The Memetic Sculpture: a speculation on cultural contagion proposes an artwork which if scanned redirects the viewer to all information necessary for the viewer to replicate the work in question. The artist fully relinquishes intellectual ownership of the work, hence the work is an edition of infinite size. The project speculates that the work could in theory traverse the globe, where each additional sculpture generates new potential for the work to be replicated elsewhere. The work represents an amoral meditation on how the virulent spread of myth, narrative and ideology determines the fabric of our collective existence.
This, in essence, posits metaphysics as the primary agent acting upon the concrete world. The process of creation of the work was informed by the congruence found in the development of ideas and language: additive, iterative, seemingly constructed, but often generated organically. This is done whilst acknowledging the symbiosis between the two: language as medium for exchange of ideas or, as often speculated by the school of linguistics, language as precursor and determinant to culture.
*Please note that although one can find the necessary schematic to construct the work by following an image of the QR code as depicted by the sculpture, current QR technology does not recognise three dimensional objects. The work aims to be a speculation of where art might go in the unfolding technological possibilities of the 21st century.
Letter from Selwyn Steyn
Dear Neil, Mia and Annali,
First and foremost I would like to commend and congratulate you on the successful launch of the moving cube and the stellar online event hosted last night. What an awesome event, even under challenging circumstances.

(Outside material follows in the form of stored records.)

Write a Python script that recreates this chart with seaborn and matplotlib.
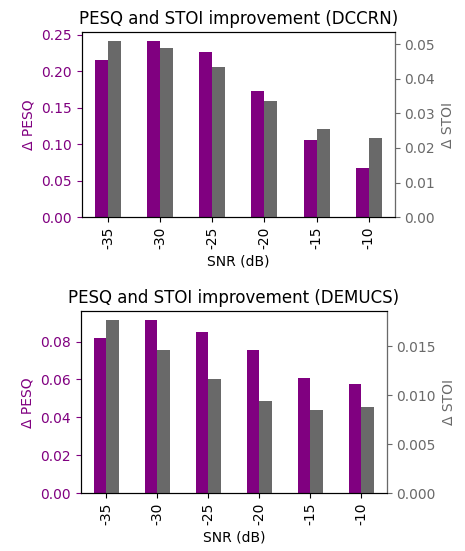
import pandas as pd
import seaborn as sns
import matplotlib.pyplot as plt

snr = ['-35', '-30', '-25', '-20', '-15', '-10']

dccrn_pesq = [0.215, 0.242, 0.227, 0.173, 0.106, 0.067]
dccrn_stoi = [0.0510, 0.0490, 0.0435, 0.0337, 0.0254, 0.0229]

demucs_pesq = [0.082, 0.0914, 0.085, 0.0756, 0.0608, 0.0577]
demucs_stoi = [0.0177, 0.0146, 0.0117, 0.0094, 0.0085, 0.0088]

pesq_color = 'purple'
stoi_color = 'dimgray'
palette = {'PESQ': pesq_color, 'STOI': stoi_color}
order = ['PESQ', 'STOI']

fig = plt.figure(figsize=(4.65, 5.51), dpi=100)
ax_top = fig.add_axes([0.176, 0.606, 0.673, 0.336])
ax_bot = fig.add_axes([0.174, 0.105, 0.658, 0.330])


def draw(ax, pesq, stoi, title):
    df_p = pd.DataFrame({'SNR': snr, 'value': pesq, 'metric': 'PESQ'})
    df_s = pd.DataFrame({'SNR': snr, 'value': stoi, 'metric': 'STOI'})
    sns.barplot(data=df_p, x='SNR', y='value', hue='metric', hue_order=order,
                palette=palette, width=0.5, dodge=True, saturation=1,
                legend=False, ax=ax)
    ax2 = ax.twinx()
    sns.barplot(data=df_s, x='SNR', y='value', hue='metric', hue_order=order,
                palette=palette, width=0.5, dodge=True, saturation=1,
                legend=False, ax=ax2)
    ax.set_title(title, fontsize=12)
    ax.set_xlabel('SNR (dB)')
    ax.set_ylabel('Δ PESQ', color=pesq_color)
    ax2.set_ylabel('Δ STOI', color=stoi_color)
    ax.tick_params(axis='y', colors=pesq_color)
    ax2.tick_params(axis='y', colors=stoi_color)
    ax2.spines['right'].set_color(stoi_color)
    ax.tick_params(axis='x', rotation=90)
    ax.set_xlim(-0.5, 5.5)
    return ax2


ax2_top = draw(ax_top, dccrn_pesq, dccrn_stoi, 'PESQ and STOI improvement (DCCRN)')
ax2_bot = draw(ax_bot, demucs_pesq, demucs_stoi, 'PESQ and STOI improvement (DEMUCS)')

fig.savefig('out.png', dpi=100)
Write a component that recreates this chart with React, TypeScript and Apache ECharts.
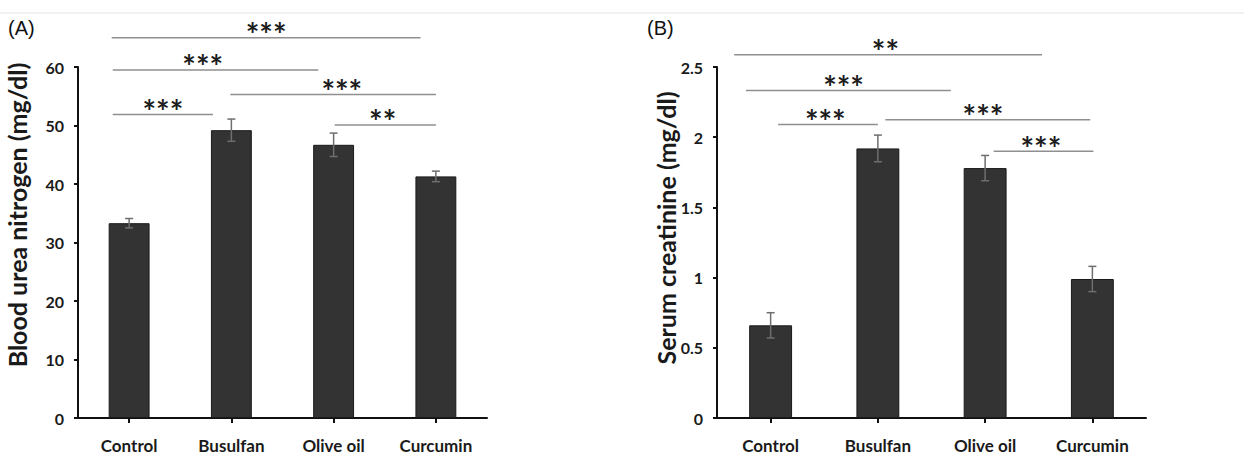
import React, { useEffect, useRef } from "react";
import * as echarts from "echarts";

const categories = ["Control", "Busulfan", "Olive oil", "Curcumin"];

// Panel A: Blood urea nitrogen (mg/dl)
const bunMeans = [33.3, 49.2, 46.7, 41.3];
const bunErrors = [0.8, 1.9, 2.0, 0.9];
const bunTicks = { min: 0, max: 60, interval: 10 };
// comparisons: [line start (category units), line end, level (mg/dl), stars centre]
const bunComparisons = [
  [-0.17, 2.85, 65.0, 1.34],
  [-0.16, 1.85, 59.5, 0.72],
  [-0.16, 0.82, 51.9, 0.33],
  [0.99, 3.0, 55.3, 2.08],
  [2.01, 3.0, 50.1, 2.48],
];
const bunStars = ["***", "***", "***", "***", "**"];

// Panel B: Serum creatinine (mg/dl)
const scrMeans = [0.66, 1.92, 1.78, 0.99];
const scrErrors = [0.09, 0.095, 0.09, 0.09];
const scrTicks = { min: 0, max: 2.5, interval: 0.5 };
const scrComparisons = [
  [-0.34, 2.53, 2.588, 1.07],
  [-0.23, 1.68, 2.332, 0.68],
  [0.07, 1.0, 2.09, 0.51],
  [1.07, 2.98, 2.125, 1.98],
  [2.08, 3.01, 1.9, 2.52],
];
const scrStars = ["**", "***", "***", "***", "***"];

const LABEL_FONT = "Lato, 'Open Sans', sans-serif";

function errorSeries(xAxisIndex: number, yAxisIndex: number, means: number[], errs: number[]) {
  return {
    type: "custom",
    xAxisIndex,
    yAxisIndex,
    z: 5,
    silent: true,
    encode: { x: 0, y: 1 },
    data: means.map((m, i) => [i, m, errs[i]]),
    renderItem: (params: any, api: any) => {
      const i = api.value(0);
      const m = api.value(1);
      const e = api.value(2);
      const top = api.coord([i, m + e]);
      const bot = api.coord([i, m - e]);
      const w = 4;
      const st = { stroke: "#6e6e6e", lineWidth: 1.5 };
      return {
        type: "group",
        children: [
          { type: "line", shape: { x1: top[0], y1: top[1], x2: bot[0], y2: bot[1] }, style: st },
          { type: "line", shape: { x1: top[0] - w, y1: top[1], x2: top[0] + w, y2: top[1] }, style: st },
          { type: "line", shape: { x1: bot[0] - w, y1: bot[1], x2: bot[0] + w, y2: bot[1] }, style: st },
        ],
      };
    },
  };
}

function sigSeries(xAxisIndex: number, yAxisIndex: number, comps: number[][], stars: string[]) {
  return {
    type: "custom",
    xAxisIndex,
    yAxisIndex,
    z: 6,
    silent: true,
    clip: false,
    encode: { x: [0, 1, 3], y: 2 },
    data: comps,
    renderItem: (params: any, api: any) => {
      const y = api.value(2);
      const p1 = api.coord([api.value(0), y]);
      const p2 = api.coord([api.value(1), y]);
      const ps = api.coord([api.value(3), y]);
      return {
        type: "group",
        children: [
          {
            type: "line",
            shape: { x1: p1[0], y1: p1[1], x2: p2[0], y2: p2[1] },
            style: { stroke: "#8f8f8f", lineWidth: 1.5 },
          },
          {
            type: "text",
            x: ps[0],
            y: p1[1] + 13,
            style: {
              text: stars[params.dataIndex],
              fill: "#1c1c1c",
              fontSize: 32,
              fontWeight: "bold",
              fontFamily: LABEL_FONT,
              align: "center",
              verticalAlign: "bottom",
            },
          },
        ],
      };
    },
  };
}

function catAxis(gridIndex: number) {
  return {
    type: "category",
    gridIndex,
    data: categories,
    axisLine: { show: true, onZero: false, lineStyle: { color: "#111", width: 2 } },
    axisTick: { show: true, alignWithLabel: true, length: 5, lineStyle: { color: "#111", width: 2 } },
    axisLabel: {
      color: "#1a1a1a",
      fontSize: 17,
      fontWeight: "bold",
      fontFamily: LABEL_FONT,
      margin: 19,
    },
  };
}

function hiddenX(gridIndex: number) {
  return { type: "value", gridIndex, min: -0.5, max: 3.5, show: false };
}

function valAxis(gridIndex: number, t: { min: number; max: number; interval: number }) {
  return {
    type: "value",
    gridIndex,
    min: t.min,
    max: t.max,
    interval: t.interval,
    splitLine: { show: false },
    axisLine: { show: true, onZero: false, lineStyle: { color: "#111", width: 2 } },
    axisTick: { show: true, length: 4, lineStyle: { color: "#111", width: 2 } },
    axisLabel: {
      color: "#1a1a1a",
      fontSize: 16,
      fontWeight: "bold",
      fontFamily: LABEL_FONT,
      margin: 14,
    },
  };
}

function barSeries(xAxisIndex: number, yAxisIndex: number, values: number[]) {
  return {
    type: "bar",
    xAxisIndex,
    yAxisIndex,
    barWidth: "40%",
    data: values,
    itemStyle: { color: "#333333", borderColor: "#1a1a1a", borderWidth: 1 },
    z: 2,
  };
}

export default function App() {
  const ref = useRef<HTMLDivElement>(null);
  useEffect(() => {
    document.body.style.margin = "0";
    const chart = echarts.init(ref.current!, undefined, { renderer: "svg" });
    chart.setOption({
      animation: false,
      backgroundColor: "#ffffff",
      grid: [
        { left: 78, top: 67, width: 409, height: 351 },
        { left: 717, top: 67, width: 429, height: 351 },
      ],
      xAxis: [catAxis(0), hiddenX(0), catAxis(1), hiddenX(1)],
      yAxis: [valAxis(0, bunTicks), valAxis(1, scrTicks)],
      series: [
        barSeries(0, 0, bunMeans),
        errorSeries(0, 0, bunMeans, bunErrors),
        sigSeries(1, 0, bunComparisons, bunStars),
        barSeries(2, 1, scrMeans),
        errorSeries(2, 1, scrMeans, scrErrors),
        sigSeries(3, 1, scrComparisons, scrStars),
      ],
      graphic: [
        { type: "rect", shape: { x: 0, y: 12, width: 1244, height: 2 }, style: { fill: "#f1f1f1" }, silent: true },
        {
          type: "text",
          x: 8,
          y: 28,
          style: { text: "(A)", fontSize: 20, fontFamily: "'Liberation Sans', Arial, sans-serif", fill: "#111", verticalAlign: "middle", align: "left" },
        },
        {
          type: "text",
          x: 647,
          y: 28,
          style: { text: "(B)", fontSize: 20, fontFamily: "'Liberation Sans', Arial, sans-serif", fill: "#111", verticalAlign: "middle", align: "left" },
        },
        {
          type: "text",
          x: 17,
          y: 215,
          rotation: Math.PI / 2,
          style: {
            text: "Blood urea nitrogen (mg/dl)",
            fontSize: 25,
            fontWeight: "bold",
            fontFamily: LABEL_FONT,
            fill: "#1a1a1a",
            align: "center",
            verticalAlign: "middle",
          },
        },
        {
          type: "text",
          x: 666,
          y: 228,
          rotation: Math.PI / 2,
          style: {
            text: "Serum creatinine (mg/dl)",
            fontSize: 25,
            fontWeight: "bold",
            fontFamily: LABEL_FONT,
            fill: "#1a1a1a",
            align: "center",
            verticalAlign: "middle",
          },
        },
      ],
    });
    return () => chart.dispose();
  }, []);
  return <div ref={ref} style={{ width: 1244, height: 458 }} />;
}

I would sincerely like to thank you for the hard work you have done in organizing this programme. This year we have had to witness much of the art world being forced into the periphery as competitions, exhibitions, fairs and other art related events have all been rendered non-essential. This has made it challenging for many young artists to continue positively in their careers since so much of the supporting infrastructure has not been there. A programme like this, which has the two pronged goal of both giving public access to what I believe is one of the most seminal contemporary South African works, as well as developing the careers of young artists is a vital lifeline in a somewhat austere year.
UJ Arts and Culture has shown remarkable resilience, adaptability, insight and grit to have continued as strongly as it has. Mia and Annali, thank you for being the passionate driving force keeping the arts alive during this time.
I would also like to thank you for selecting me as the winner of this years programme. I cannot begin to explain how much this means to me to both on a personal level as well as how much I believe I will be able to benefit from this going forward. I am deeply humbled, thank you for your generosity in investing in my career.
Neil, I would like to extend my thanks to MTN for being a deeply supportive institutional patron of the arts. Thank you also for the work you do with the MTN collection which is a essential institution in the South African art ecosystem.